Data lines
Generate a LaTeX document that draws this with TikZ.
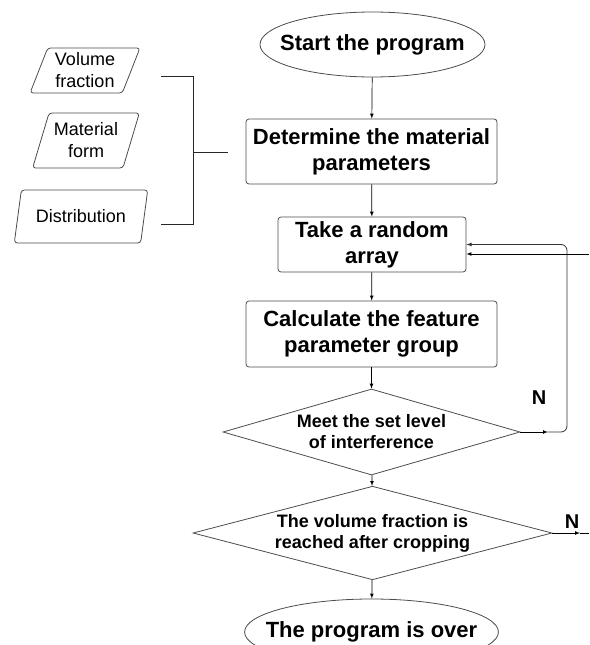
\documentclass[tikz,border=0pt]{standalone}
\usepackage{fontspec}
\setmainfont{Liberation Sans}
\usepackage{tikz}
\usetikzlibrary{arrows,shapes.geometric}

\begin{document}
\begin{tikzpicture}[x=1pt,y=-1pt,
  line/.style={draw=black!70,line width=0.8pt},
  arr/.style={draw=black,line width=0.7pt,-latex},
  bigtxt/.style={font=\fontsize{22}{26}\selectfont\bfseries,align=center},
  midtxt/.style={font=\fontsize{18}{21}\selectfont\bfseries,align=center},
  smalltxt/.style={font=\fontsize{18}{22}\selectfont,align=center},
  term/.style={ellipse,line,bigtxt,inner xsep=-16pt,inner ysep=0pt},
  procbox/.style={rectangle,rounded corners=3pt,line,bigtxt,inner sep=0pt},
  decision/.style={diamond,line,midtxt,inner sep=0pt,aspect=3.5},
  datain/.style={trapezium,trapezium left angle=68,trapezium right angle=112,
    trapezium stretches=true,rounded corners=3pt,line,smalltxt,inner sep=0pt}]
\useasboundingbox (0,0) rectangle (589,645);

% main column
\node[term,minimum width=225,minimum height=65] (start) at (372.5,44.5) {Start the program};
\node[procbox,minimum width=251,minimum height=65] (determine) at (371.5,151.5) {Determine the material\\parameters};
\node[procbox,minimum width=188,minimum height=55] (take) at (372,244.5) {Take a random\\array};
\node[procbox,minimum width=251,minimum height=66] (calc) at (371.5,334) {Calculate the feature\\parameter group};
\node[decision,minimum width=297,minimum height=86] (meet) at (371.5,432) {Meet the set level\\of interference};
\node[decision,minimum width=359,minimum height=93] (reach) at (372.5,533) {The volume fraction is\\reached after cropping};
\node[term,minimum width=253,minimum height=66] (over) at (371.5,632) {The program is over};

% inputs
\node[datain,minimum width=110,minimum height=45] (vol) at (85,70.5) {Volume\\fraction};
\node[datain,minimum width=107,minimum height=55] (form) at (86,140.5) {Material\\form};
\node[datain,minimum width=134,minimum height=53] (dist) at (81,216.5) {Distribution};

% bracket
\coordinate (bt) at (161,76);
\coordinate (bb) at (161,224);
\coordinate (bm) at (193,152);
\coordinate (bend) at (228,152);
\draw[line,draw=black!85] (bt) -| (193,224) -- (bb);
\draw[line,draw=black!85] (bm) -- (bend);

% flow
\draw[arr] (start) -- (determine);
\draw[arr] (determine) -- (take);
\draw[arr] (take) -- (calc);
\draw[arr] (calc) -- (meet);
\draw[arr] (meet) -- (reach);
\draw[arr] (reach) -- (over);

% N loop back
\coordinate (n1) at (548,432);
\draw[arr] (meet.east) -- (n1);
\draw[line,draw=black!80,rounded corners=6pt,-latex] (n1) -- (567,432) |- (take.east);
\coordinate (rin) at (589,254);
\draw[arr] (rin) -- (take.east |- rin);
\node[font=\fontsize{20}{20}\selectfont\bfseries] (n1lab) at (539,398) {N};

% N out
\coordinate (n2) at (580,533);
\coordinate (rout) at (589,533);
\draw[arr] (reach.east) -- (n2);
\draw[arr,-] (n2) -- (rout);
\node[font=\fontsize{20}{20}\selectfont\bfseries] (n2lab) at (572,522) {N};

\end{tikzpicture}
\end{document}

Set problem
With the pictures left out, transcribe the material exactly.

Right answer
Generate a LaTeX document that draws this with TikZ.
\documentclass[tikz,border=0pt]{standalone}
\usepackage{fontspec}
\setmainfont{Liberation Sans}
\usepackage{tikz}
\usetikzlibrary{arrows,shapes.geometric}

\begin{document}
\begin{tikzpicture}[x=1pt,y=-1pt,
  line/.style={draw=black!70,line width=0.8pt},
  arr/.style={draw=black,line width=0.7pt,-latex},
  bigtxt/.style={font=\fontsize{22}{26}\selectfont\bfseries,align=center},
  midtxt/.style={font=\fontsize{18}{21}\selectfont\bfseries,align=center},
  smalltxt/.style={font=\fontsize{18}{22}\selectfont,align=center},
  term/.style={ellipse,line,bigtxt,inner xsep=-16pt,inner ysep=0pt},
  procbox/.style={rectangle,rounded corners=3pt,line,bigtxt,inner sep=0pt},
  decision/.style={diamond,line,midtxt,inner sep=0pt,aspect=3.5},
  datain/.style={trapezium,trapezium left angle=68,trapezium right angle=112,
    trapezium stretches=true,rounded corners=3pt,line,smalltxt,inner sep=0pt}]
\useasboundingbox (0,0) rectangle (589,645);

% main column
\node[term,minimum width=225,minimum height=65] (start) at (372.5,44.5) {Start the program};
\node[procbox,minimum width=251,minimum height=65] (determine) at (371.5,151.5) {Determine the material\\parameters};
\node[procbox,minimum width=188,minimum height=55] (take) at (372,244.5) {Take a random\\array};
\node[procbox,minimum width=251,minimum height=66] (calc) at (371.5,334) {Calculate the feature\\parameter group};
\node[decision,minimum width=297,minimum height=86] (meet) at (371.5,432) {Meet the set level\\of interference};
\node[decision,minimum width=359,minimum height=93] (reach) at (372.5,533) {The volume fraction is\\reached after cropping};
\node[term,minimum width=253,minimum height=66] (over) at (371.5,632) {The program is over};

% inputs
\node[datain,minimum width=110,minimum height=45] (vol) at (85,70.5) {Volume\\fraction};
\node[datain,minimum width=107,minimum height=55] (form) at (86,140.5) {Material\\form};
\node[datain,minimum width=134,minimum height=53] (dist) at (81,216.5) {Distribution};

% bracket
\coordinate (bt) at (161,76);
\coordinate (bb) at (161,224);
\coordinate (bm) at (193,152);
\coordinate (bend) at (228,152);
\draw[line,draw=black!85] (bt) -| (193,224) -- (bb);
\draw[line,draw=black!85] (bm) -- (bend);

% flow
\draw[arr] (start) -- (determine);
\draw[arr] (determine) -- (take);
\draw[arr] (take) -- (calc);
\draw[arr] (calc) -- (meet);
\draw[arr] (meet) -- (reach);
\draw[arr] (reach) -- (over);

% N loop back
\coordinate (n1) at (548,432);
\draw[arr] (meet.east) -- (n1);
\draw[line,draw=black!80,rounded corners=6pt,-latex] (n1) -- (567,432) |- (take.east);
\coordinate (rin) at (589,254);
\draw[arr] (rin) -- (take.east |- rin);
\node[font=\fontsize{20}{20}\selectfont\bfseries] (n1lab) at (539,398) {N};

% N out
\coordinate (n2) at (580,533);
\coordinate (rout) at (589,533);
\draw[arr] (reach.east) -- (n2);
\draw[arr,-] (n2) -- (rout);
\node[font=\fontsize{20}{20}\selectfont\bfseries] (n2lab) at (572,522) {N};

\end{tikzpicture}
\end{document}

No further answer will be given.